1978年にリリースされた、マグマ再結成後の初アルバムが、この『アターク』です。
マグマって何処のバンドかって?フランスと答えていいのか、それとも本人達が言ってる様にコバイア星のバンドと答えていいのかは分かりませんが、このバンドの主がクリスチャン・ヴァンデと言うドラマーであることは間違いないです。
彼はこのアルバムではヴォーカルも務め、実に多彩な才能を持ってるのですが、ドラマーとしてだけもかなり強力です。なんでも、ジョン・コルトレーンにそうとう傾倒してたのだそうですが、コルトレーンが死去した時に隠遁生活に入ってしまい、その直後、神の啓示を受けたとかで、架空のコバイア星の使者となってしまうのでした(日本にも、「我が輩は悪魔だぁ〜!」と言ってるアーティストがいますが……)。
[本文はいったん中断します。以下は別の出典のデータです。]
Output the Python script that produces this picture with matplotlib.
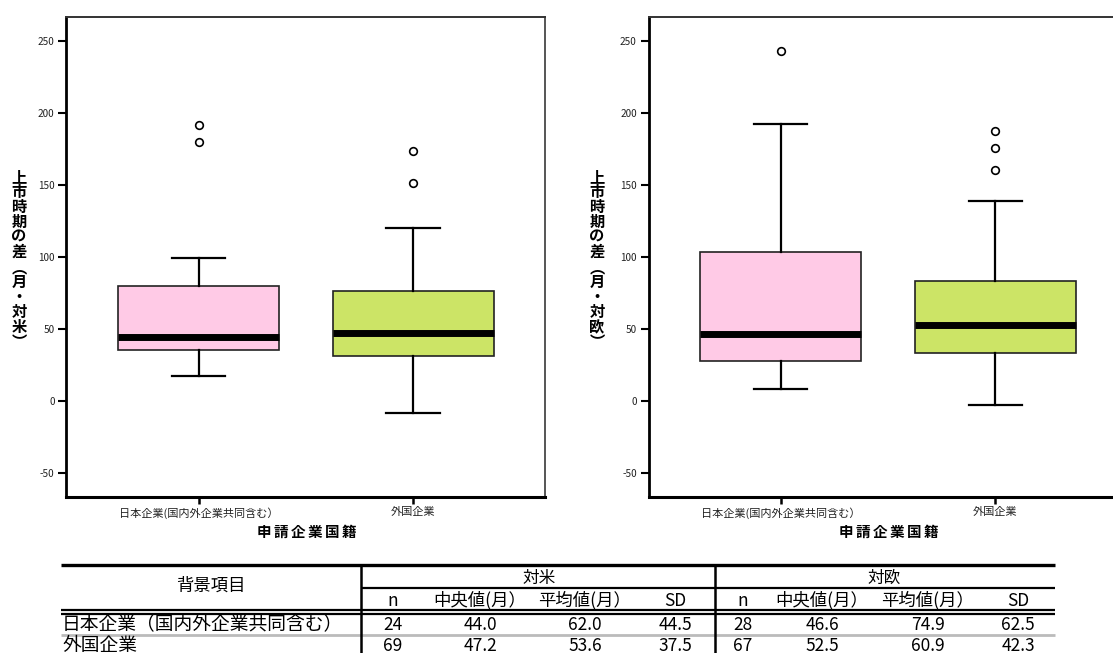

このアルバムで歌われてる言語は全てコバイア語で、いわゆるヴァンデが勝手に作った言葉なのですが、聴くと、どうもデタラメには聞こえないところが凄いです。サウンドは、いわゆるアバンギャルドなジャズ・ロックですが、アレアとかソフト・マシーンとかを普段聴いてると、べつに違和感なく聴くことが出来る、大変質の高い作品だと思います。マグマの他のアルバムに比べ、曲の長さもコンパクトで、聴きやすいはずです(……と言っても、ナンですが……)。
独特のヴォーカル、超絶テクニックのドラムス以外にも、ベースのテクニックも物凄いので、テクニック派のベーシシストにも聴く事をお薦めします。